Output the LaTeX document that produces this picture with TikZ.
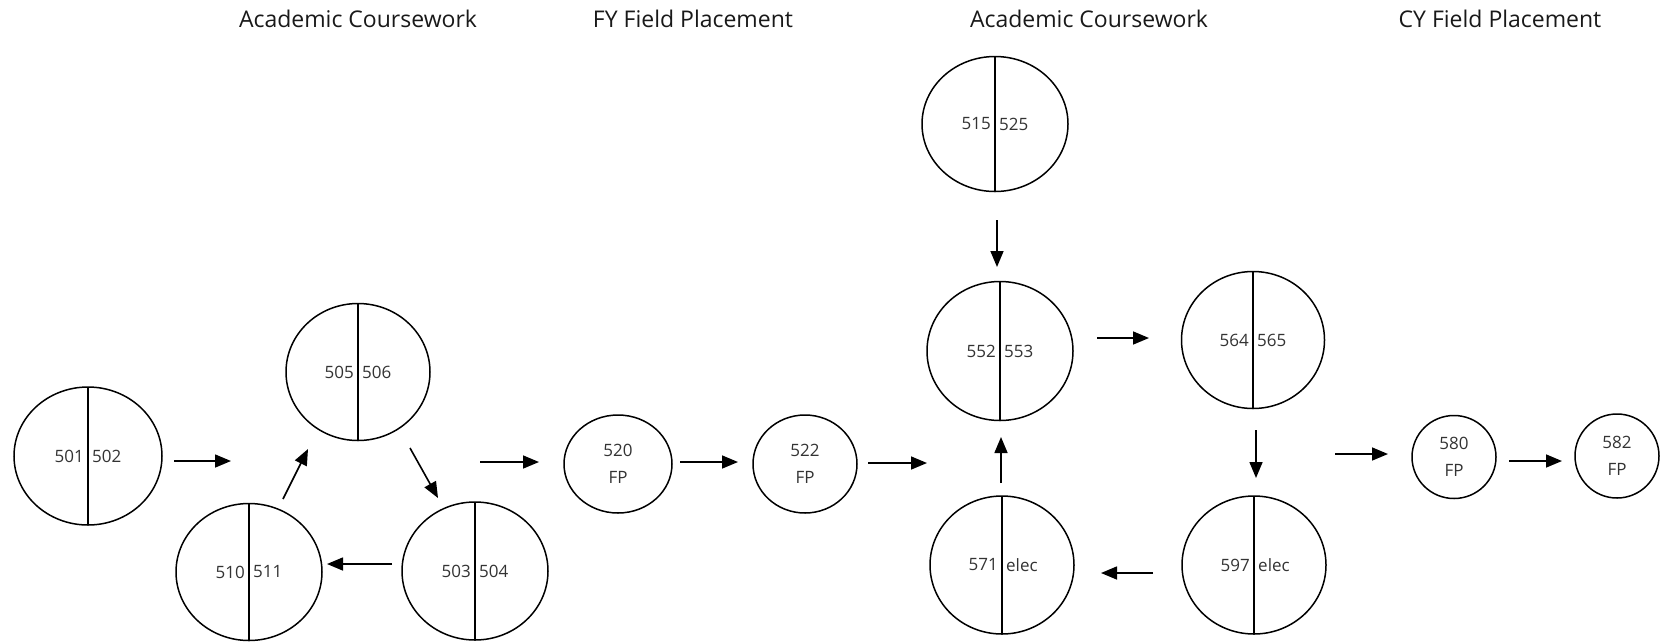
────────────────────
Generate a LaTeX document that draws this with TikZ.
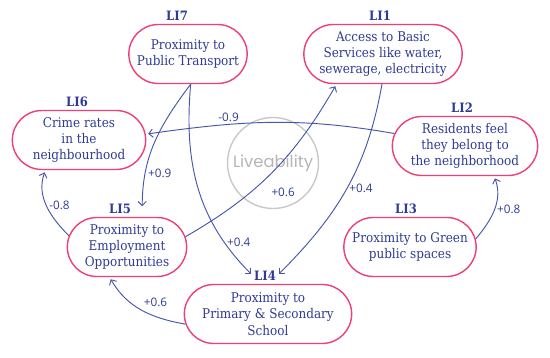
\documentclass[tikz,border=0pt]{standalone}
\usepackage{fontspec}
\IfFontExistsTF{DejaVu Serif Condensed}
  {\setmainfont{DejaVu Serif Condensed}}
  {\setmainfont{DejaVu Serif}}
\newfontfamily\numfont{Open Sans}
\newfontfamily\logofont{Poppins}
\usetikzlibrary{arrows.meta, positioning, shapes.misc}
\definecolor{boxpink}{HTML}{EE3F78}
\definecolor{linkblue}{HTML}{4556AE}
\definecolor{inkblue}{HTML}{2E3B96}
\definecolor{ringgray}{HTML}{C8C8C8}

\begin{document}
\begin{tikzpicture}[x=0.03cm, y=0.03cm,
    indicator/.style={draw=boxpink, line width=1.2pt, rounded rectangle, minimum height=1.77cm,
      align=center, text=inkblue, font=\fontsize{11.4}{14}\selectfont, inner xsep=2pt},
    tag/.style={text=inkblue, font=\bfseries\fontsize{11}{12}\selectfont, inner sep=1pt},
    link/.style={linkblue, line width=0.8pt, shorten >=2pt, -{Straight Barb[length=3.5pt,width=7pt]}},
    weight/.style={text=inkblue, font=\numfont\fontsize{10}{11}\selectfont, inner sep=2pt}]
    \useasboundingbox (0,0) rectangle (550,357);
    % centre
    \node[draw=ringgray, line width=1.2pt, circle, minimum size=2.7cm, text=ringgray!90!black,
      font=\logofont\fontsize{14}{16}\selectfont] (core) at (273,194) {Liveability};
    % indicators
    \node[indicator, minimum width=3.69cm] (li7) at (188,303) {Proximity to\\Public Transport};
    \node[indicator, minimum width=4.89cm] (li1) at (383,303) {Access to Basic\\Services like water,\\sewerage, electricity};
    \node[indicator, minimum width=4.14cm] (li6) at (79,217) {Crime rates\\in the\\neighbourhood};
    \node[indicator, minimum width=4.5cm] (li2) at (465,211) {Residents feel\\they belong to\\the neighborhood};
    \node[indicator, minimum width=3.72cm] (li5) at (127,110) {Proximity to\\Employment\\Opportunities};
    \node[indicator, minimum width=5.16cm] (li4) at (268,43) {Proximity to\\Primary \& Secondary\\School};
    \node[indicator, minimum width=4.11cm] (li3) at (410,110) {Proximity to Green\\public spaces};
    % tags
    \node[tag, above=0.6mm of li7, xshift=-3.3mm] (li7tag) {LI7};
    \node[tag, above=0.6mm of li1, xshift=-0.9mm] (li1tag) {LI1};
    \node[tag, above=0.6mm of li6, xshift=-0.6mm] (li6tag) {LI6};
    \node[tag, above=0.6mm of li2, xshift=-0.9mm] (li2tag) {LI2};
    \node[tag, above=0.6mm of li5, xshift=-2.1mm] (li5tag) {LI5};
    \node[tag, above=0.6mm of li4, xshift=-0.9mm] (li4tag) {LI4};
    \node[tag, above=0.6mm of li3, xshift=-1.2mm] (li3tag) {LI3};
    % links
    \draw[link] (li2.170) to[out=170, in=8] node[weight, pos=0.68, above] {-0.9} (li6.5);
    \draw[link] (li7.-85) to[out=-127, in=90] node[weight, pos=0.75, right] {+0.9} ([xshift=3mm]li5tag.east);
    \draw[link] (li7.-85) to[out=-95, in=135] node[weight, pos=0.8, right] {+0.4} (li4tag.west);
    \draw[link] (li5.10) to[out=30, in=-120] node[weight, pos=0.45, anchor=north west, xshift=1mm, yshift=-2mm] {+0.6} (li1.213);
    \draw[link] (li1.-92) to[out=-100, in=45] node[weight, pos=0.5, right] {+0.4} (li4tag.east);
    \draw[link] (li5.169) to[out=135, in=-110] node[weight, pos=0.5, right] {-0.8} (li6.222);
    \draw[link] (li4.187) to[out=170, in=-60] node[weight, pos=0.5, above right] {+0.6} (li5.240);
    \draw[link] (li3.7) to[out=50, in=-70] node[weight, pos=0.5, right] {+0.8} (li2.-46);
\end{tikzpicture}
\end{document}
────────────────────
# WHAT YOU HAVE TO DO
Look through the listing above. Pick out each line with "LaTeX" and copy it.

# SOLUTION TO THE PROBLEM
Output the LaTeX document that produces this picture with TikZ.
Generate a LaTeX document that draws this with TikZ.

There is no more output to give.